Analysts at Morningstar DBRS have noted that the company’s outlook for the global P&C reinsurance market remains positive despite looming headwinds such as natural catastrophe events, interest rate volatility, and potential geopolitical uncertainty.
According to the analysts, global P&C reinsurers reported strong underwriting and investment profitability in Q1 of 2024, benefiting from the ongoing favourable reinsurance pricing environment, lower natural catastrophe losses, and strong fixed income yields.
However, despite improving earnings, some anticipated headwinds may still harm 2024 full-year results, as per the analysts.
“Underwriting profitability could be affected by potential future natural catastrophes, including the Atlantic hurricane season which, judging by major hurricane forecasting organizations’ predictions and the intensity of Hurricane Beryl, may result in above-average natural catastrophe-related losses. Nonetheless, we do not anticipate any credit rating impact from the potentially more active hurricane season,” Morningstar DBRS said.

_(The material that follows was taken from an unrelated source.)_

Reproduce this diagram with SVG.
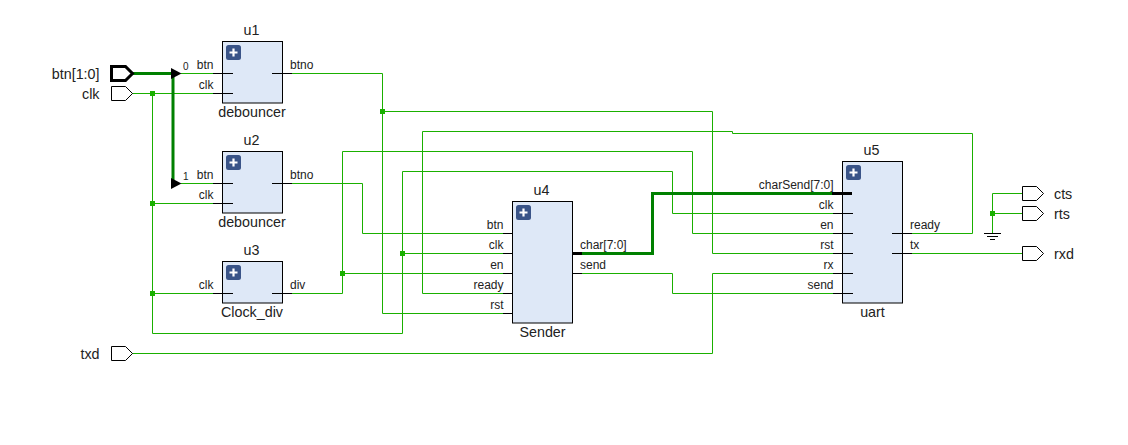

At the same time, Morningstar DBRS’s analysts noted that while the fixed-income investment returns look promising for reinsurers due to the prevailing high interest rate environment, they may face additional volatility from spread and equity market risks as the global economic and geopolitical outlook remains uncertain.
The firm’s analysts concluded, “Our outlook for the global and Bermuda P&C reinsurance markets remains positive due to the prevailing favorable pricing environment, high fixed-income reinvestment yields, and support from their strong capital positions.
“However, there are some looming headwinds, such as natural catastrophe events and interest rate volatility. Potential geopolitical tensions and global economic slowdown may also undermine reinsurers’ investment returns.
“Others, such as climate change and growing populations in coastal areas exposed to natural catastrophes, including hurricanes, are likely to continue to affect industry results for the foreseeable future.”